O placar no STF terminou em 6 a 5. O desempate coube ao presidente da Corte, ministro Dias Toffoli, que aderiu à corrente dos colegas Marco Aurélio Mello (relator), Rosa Weber, Ricardo Lewandowski, Gilmar Mendes e Celso de Mello. Ficaram vencidos os ministros Alexandre de Moraes, Edson Fachin, Luís Roberto Barroso, Luiz Fux e Cármen Lúcia.

Ao dar o voto de minerva, Toffoli afirmou existir uma “lenda da impunidade” em torno do entendimento da prisão apenas depois do trânsito em julgado. “Esta Casa conduziu o processo do Mensalão sem pirotecnias, e se chegou à condenação de vários parlamentares, ex-parlamentares e empresários”, lembrou.

Havia a expectativa de que ele propusesse uma tese intermediária, segundo a qual a pena só poderia ser executada depois de confirmada pelo Superior Tribunal de Justiça (STJ), mas Toffoli, sequer mencionou esta hipótese.

O presidente da Corte também defendeu a competência do Congresso para alterar a legislação. Na semana passada, ele enviou um ofício à Câmara e ao Senado propondo uma mudança na lei para evitar a prescrição de crimes - com isso, preparou o terreno para o seu voto.

Ontem, quando o julgamento foi retomado, o placar estava 4 a 3 para a constitucionalidade da prisão após sentença em segunda instância. O resultado, no entanto, virou com os votos de Gilmar, Celso de Mello e Toffoli.

Em uma fala de mais de duas horas, o decano afirmou que deve ser direcionada ao Legislativo, não ao Judiciário, a crítica de que os processos demoram muito tempo para serem concluídos.

“Poderia o legislador restringir as hipóteses dos recursos extraordinários ou dificultar sua interposição. Assim, o processo terminaria mais cedo e seria possível executar a pena antes, sobre decisões transitadas em julgado”, defendeu.
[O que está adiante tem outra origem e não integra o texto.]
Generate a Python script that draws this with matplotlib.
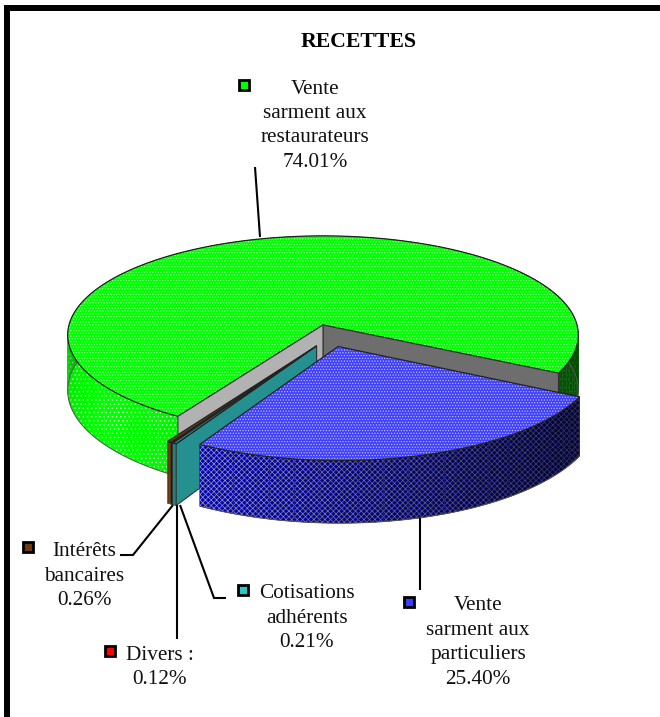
import matplotlib
matplotlib.use("Agg")
import matplotlib.pyplot as plt
import numpy as np
from matplotlib.patches import Polygon, Rectangle

plt.rcParams["font.family"] = ["Liberation Serif", "DejaVu Serif"]
plt.rcParams["hatch.linewidth"] = 0.55

# Data
title = "RECETTES"
categories = ["Vente\nsarment aux\nrestaurateurs", "Vente\nsarment aux\nparticuliers",
              "Cotisations\nadhérents", "Divers :", "Intérêts\nbancaires"]
shares = [74.01, 25.40, 0.21, 0.12, 0.26]

# Pie geometry, in pixels of the 660x717 figure
CX, CY = 323, 325
RX, RY = 254, 98
PERSP = 0.1
DEPTH = 55
START = 121.5  # where the green slice begins, degrees clockwise on screen

# explode offset in the pie plane, per slice
explode = [(0, 0), (0.058, 0.215), (-0.025, 0.21), (-0.025, 0.21), (-0.025, 0.21)]


def project(u, v):
    w = 1 - PERSP * v
    return CX + RX * u / w, CY + RY * v / w, DEPTH / w


def rim(a1, a2, off, n):
    th = np.radians(np.linspace(a1, a2, n))
    return project(np.cos(th) + off[0], np.sin(th) + off[1])


def shade(angle):
    # lighter towards the lower left, darker towards the right
    return 0.3 + 0.7 * ((np.cos(np.radians(angle - 140)) + 1) / 2) ** 2.5


def outer_wall(ax, a1, a2, off, base, hatch=None, hatch_col=(1, 1, 1)):
    n = max(int(abs(a2 - a1) / 2.5), 2)
    edges = np.linspace(a1, a2, n + 1)
    for e1, e2 in zip(edges[:-1], edges[1:]):
        x, y, d = rim(e1, e2, off, 5)
        pts = np.r_[np.c_[x, y], np.c_[x[::-1], (y + d)[::-1]]]
        f = shade((e1 + e2) / 2)
        col = tuple(c * f for c in base)
        ax.add_patch(Polygon(pts, closed=True, facecolor=col, edgecolor=col, lw=0.3))
        if hatch:
            ax.add_patch(Polygon(pts, closed=True, facecolor="none", lw=0, hatch=hatch,
                                 edgecolor=tuple(c * f for c in hatch_col)))
    x, y, d = rim(a1, a2, off, 200)
    ax.add_patch(Polygon(np.c_[x, y + d], closed=False, fill=False, edgecolor="#555555", lw=0.7))


def top_face(ax, a1, a2, off, color, hatch=None, hatch_col="white"):
    x, y, _ = rim(a1, a2, off, 300)
    x0, y0, _ = project(off[0], off[1])
    pts = np.r_[[[x0, y0]], np.c_[x, y]]
    ax.add_patch(Polygon(pts, closed=True, facecolor=color, edgecolor="none"))
    if hatch:
        ax.add_patch(Polygon(pts, closed=True, facecolor="none", edgecolor=hatch_col,
                             hatch=hatch, lw=0))
    ax.add_patch(Polygon(pts, closed=True, facecolor="none", edgecolor="#222222", lw=0.9))


def cut_face(ax, angle, off, color):
    xa, ya, da = project(off[0], off[1])
    xr, yr, dr = rim(angle, angle, off, 1)
    pts = [(xa, ya), (xr[0], yr[0]), (xr[0], yr[0] + dr[0]), (xa, ya + da)]
    ax.add_patch(Polygon(pts, closed=True, facecolor=color, edgecolor="#333333", lw=0.8))


bounds = START + np.r_[0, np.cumsum(shares)] * 3.6

fig = plt.figure(figsize=(6.6, 7.17), dpi=100)
ax = fig.add_axes([0, 0, 1, 1])
ax.set_xlim(0, 660)
ax.set_ylim(717, 0)
ax.axis("off")

# frame: only top and left are inside the crop
ax.add_patch(Rectangle((4, 5), 656, 6, color="black", lw=0))
ax.add_patch(Rectangle((4, 5), 6, 712, color="black", lw=0))

# green slice
outer_wall(ax, bounds[0], bounds[1], explode[0], (0.0, 1.0, 0.0), "....", (0.8, 1.0, 0.8))
top_face(ax, bounds[0], bounds[1], explode[0], "#00ff00", "......", "#a0ffa0")
cut_face(ax, bounds[1] - 360, explode[0], "#6e6e6e")
cut_face(ax, bounds[0], explode[0], "#b2b2b2")

# small slices, furthest first
small = [(4, "#6b3a10"), (3, "#301008"), (2, "#249090")]
for i, col in small:
    outer_wall(ax, bounds[i], bounds[i + 1], explode[i], matplotlib.colors.to_rgb(col))
    cut_face(ax, bounds[i], explode[i], col)
    top_face(ax, bounds[i], bounds[i + 1], explode[i], col)

# blue slice
outer_wall(ax, bounds[1], bounds[2], explode[1], (0.0, 0.0, 0.8), "xxxxxx", (0.62, 0.62, 0.68))
top_face(ax, bounds[1], bounds[2], explode[1], "#4040ff", "......", "#c0c0ff")

# title
ax.text(359, 42, title, ha="center", va="center", fontsize=15.7, fontweight="bold", color="black")

# labels: text, keys, leaders
fs = 15.3
labels = [
    (315, 89, (244, 85)),
    (478, 606, (409, 602)),
    (307, 594, (243, 590)),
    (160, 655, (110, 651)),
    (84, 552, (28, 547)),
]
key_cols = ["#00ff00", "#3c3cff", "#2cc8c8", "#ff0000", "#6b3a10"]
line_h = 24.4
for k, name in enumerate(categories):
    cx, y0, key = labels[k]
    lines = name.split("\n")
    for j, line in enumerate(lines):
        ax.text(cx, y0 + j * line_h, line, ha="center", va="center", fontsize=fs, color="#111111")
    ax.text(cx, y0 + len(lines) * line_h, f"{shares[k]:.2f}%", ha="center", va="center",
            fontsize=fs, color="#111111")
    ax.add_patch(Rectangle((key[0] - 5, key[1] - 5), 10, 10, facecolor=key_cols[k],
                           edgecolor="black", lw=2, zorder=5))

leaders = [
    ([255, 260], [167, 237]),
    ([420, 420], [518, 590]),
    ([226, 214, 180], [598, 598, 505]),
    ([177, 177], [505, 639]),
    ([120, 133, 173], [555, 555, 505]),
]
for lx, ly in leaders:
    ax.plot(lx, ly, color="black", lw=1.5, solid_capstyle="butt", solid_joinstyle="miter")

fig.savefig("out.png", dpi=100)
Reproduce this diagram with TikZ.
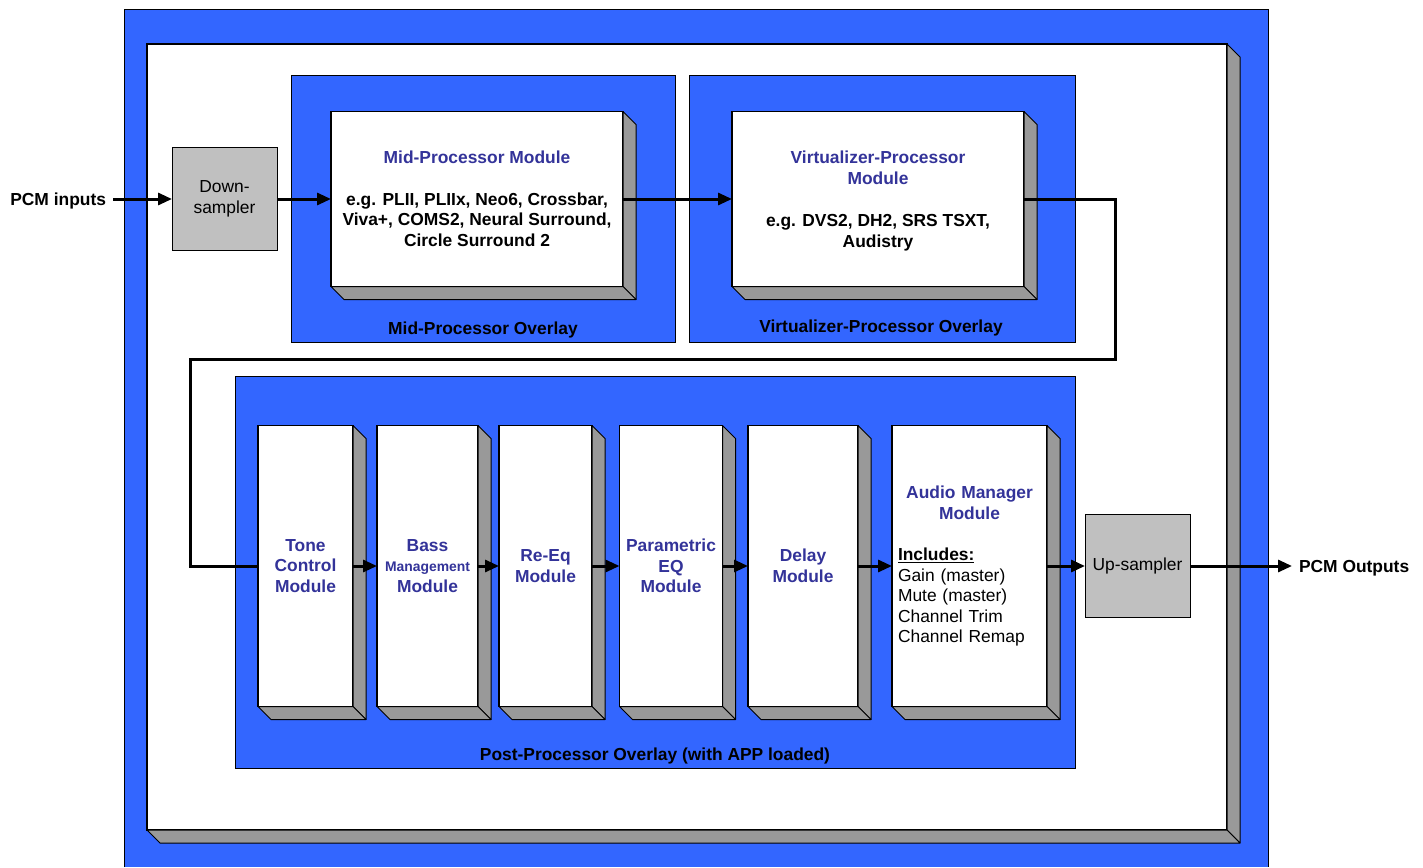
\documentclass[tikz,border=0pt]{standalone}
\usepackage{fontspec}
\setmainfont{Liberation Sans}
\usetikzlibrary{arrows.meta,calc}
\definecolor{ovlblue}{RGB}{51,102,255}
\definecolor{titleblue}{RGB}{51,51,153}
\definecolor{bevelgray}{RGB}{153,153,153}
\definecolor{boxgray}{RGB}{192,192,192}
\newcommand{\ttl}[1]{\textcolor{titleblue}{#1}}

\begin{document}
\begin{tikzpicture}[x=1pt,y=-1pt,
  every node/.style={font=\fontsize{17.4}{20.5}\selectfont,outer sep=0pt},
  panel/.style={draw=black,fill=white,line width=1.2pt,inner sep=0pt},
  ovlbox/.style={draw=black,fill=ovlblue,line width=1pt,inner sep=0pt},
  modbox/.style={panel,align=center,font=\fontsize{17.4}{20.5}\selectfont\bfseries},
  tallmod/.style={modbox,text=titleblue,minimum height=281pt},
  sampler/.style={draw=black,fill=boxgray,line width=1pt,align=center,
    minimum width=105pt,minimum height=103pt,inner sep=0pt},
  bevel/.style={draw=black,fill=bevelgray,line width=1pt,line join=round},
  flow/.style={line width=3pt,-{Triangle[length=14pt,width=12pt]}},
  wire/.style={line width=3pt},
  ovltext/.style={anchor=base,font=\fontsize{17.4}{20.5}\selectfont\bfseries},
  ioname/.style={inner sep=7pt,text depth=0pt,font=\fontsize{17.4}{20.5}\selectfont\bfseries}
]
  \useasboundingbox (0,0) rectangle (1423,867);

  % outer blue area and main frame
  \fill[ovlblue] (124,10) rectangle (1268,867);
  \draw[line width=1pt] (124,867) -- (124,10) -- (1268,10) -- (1268,867);
  \node[panel,minimum width=1080pt,minimum height=786pt] (frame) at (687,437) {};

  % overlays
  \node[ovlbox,minimum width=384pt,minimum height=267pt] (midovl) at (483,208.5) {};
  \node[ovlbox,minimum width=386pt,minimum height=267pt] (virtovl) at (882,208.5) {};
  \node[ovlbox,minimum width=840pt,minimum height=392pt] (postovl) at (655,572) {};
  \node[ovltext] (midovl-t) at (483,334) {Mid-Processor Overlay};
  \node[ovltext] (virtovl-t) at (881,332) {Virtualizer-Processor Overlay};
  \node[ovltext] (postovl-t) at (655,760) {Post-Processor Overlay (with APP loaded)};

  % samplers
  \node[sampler] (down) at (224.5,199) {Down-\\sampler};
  \node[sampler] (up) at (1137.5,566) {Up-sampler};

  % modules
  \node[modbox,minimum width=292pt,minimum height=175pt] (mid) at (477,199)
    {\ttl{Mid-Processor Module}\\[21pt]e.g. PLII, PLIIx, Neo6, Crossbar,\\
     Viva+, COMS2, Neural Surround,\\Circle Surround 2};
  \node[modbox,minimum width=292pt,minimum height=175pt] (virt) at (878,199)
    {\rule{0pt}{16pt}\ttl{Virtualizer-Processor}\\[0.5pt]\ttl{Module}\\[21.5pt]e.g. DVS2, DH2, SRS TSXT,\\[0.5pt]Audistry};
  \node[tallmod,minimum width=95pt] (tone) at (305.5,566) {Tone\\Control\\Module};
  \node[tallmod,minimum width=101pt] (bass) at (427.5,566)
    {Bass\\{\fontsize{13.9}{17}\selectfont Management}\\Module};
  \node[tallmod,minimum width=93pt] (reeq) at (545.5,566) {Re-Eq\\Module};
  \node[tallmod,minimum width=103pt] (peq) at (671,566) {Parametric\\EQ\\Module};
  \node[tallmod,minimum width=110pt] (delay) at (803,566) {Delay\\Module};
  \node[modbox,minimum width=155pt,minimum height=281pt,text width=143pt,align=left] (amgr) at (969.5,566)
    {{\centering\color{titleblue}Audio Manager\\Module\par}\vspace{21pt}%
     \underline{Includes:}\\{\mdseries Gain (master)\\Mute (master)\\Channel Trim\\Channel Remap}};

  % 3D sides
  \foreach \n in {frame,mid,virt,tone,bass,reeq,peq,delay,amgr} {
    \draw[bevel] (\n.north east) -- ++(13,13) -- ($(\n.south east)+(13,13)$) -- (\n.south east) -- cycle;
    \draw[bevel] (\n.south west) -- ++(13,13) -- ($(\n.south east)+(13,13)$) -- (\n.south east) -- cycle;
  }

  % signal path
  \node[ioname,anchor=east] (pcmin) at (113,199) {PCM inputs};
  \node[ioname,anchor=west] (pcmout) at (1292,566) {PCM Outputs};
  \coordinate (turnA) at (1115,359);
  \coordinate (turnB) at (190,359);
  \draw[flow] (pcmin.east) -- (down.west);
  \draw[flow] (down.east) -- (mid.west);
  \draw[flow] (mid.east) -- (virt.west);
  \draw[wire] (virt.east) -| (turnA) -- (turnB) |- (tone.west);
  \foreach \a/\b in {tone/bass,bass/reeq,reeq/peq,peq/delay,delay/amgr,amgr/up}
    \draw[flow] (\a.east) -- (\b.west);
  \draw[flow] (up.east) -- (pcmout.west);
\end{tikzpicture}
\end{document}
Sobre os crimes de corrupção, disse que “nenhum juiz desse tribunal discorda ou é contrário à necessidade imperiosa de combatê-los e reprimi-los com vigor, respeitada, no entanto, a garantia constitucional do devido processo legal”.

Já Gilmar, que há três anos havia sido favorável à prisão após sentença de segundo grau, mudou o seu entendimento. Ele foi o único a fazer críticas diretas à Lava-Jato. “Falei várias vezes que nós tínhamos um encontro marcado com as prisões alongadas de Curitiba”, disse. “De forma cristalina, afirmo que o fator fundamental a definir essa minha mudança foi o próprio desvirtuamento que as instâncias ordinárias passaram a perpetrar em relação à decisão do STF em 2016”.

Gilmar também foi o único a citar Lula no julgamento. Para ele, o caso do petista “contaminou” o debate. Neste momento, Toffoli o interrompeu: “É bom registrar que a força-tarefa de Curitiba, comandada pelo procurador Deltan Dallagnol, pediu progressão de regime da pena do ex-presidente Lula. Ou seja, pela própria força-tarefa de Curitiba, ele deve do regime fechado. Já não é este Supremo que estará decidindo isso”.

Para o grupo que defendia a execução antecipada da pena, a medida tinha o objetivo evitar a prescrição de crimes, e portanto, a impunidade. Juridicamente, a tese defendida foi que, como os recursos nos tribunais superiores não poderiam suspender os efeitos de uma condenação, a

prisão após sentença em segunda instância não violaria o texto constitucional.

Ontem, enquanto proferia seu voto, Cármen Lúcia sinalizou que sairia derrotada do julgamento. Ela, no entanto, aproveitou para fazer uma crítica ao atual momento de “intolerância” em relação a quem pensa diferente. “O contraditório é do direito porque é da vida. Quem gosta de unanimidade é ditadura. Democracia é plural, sempre.”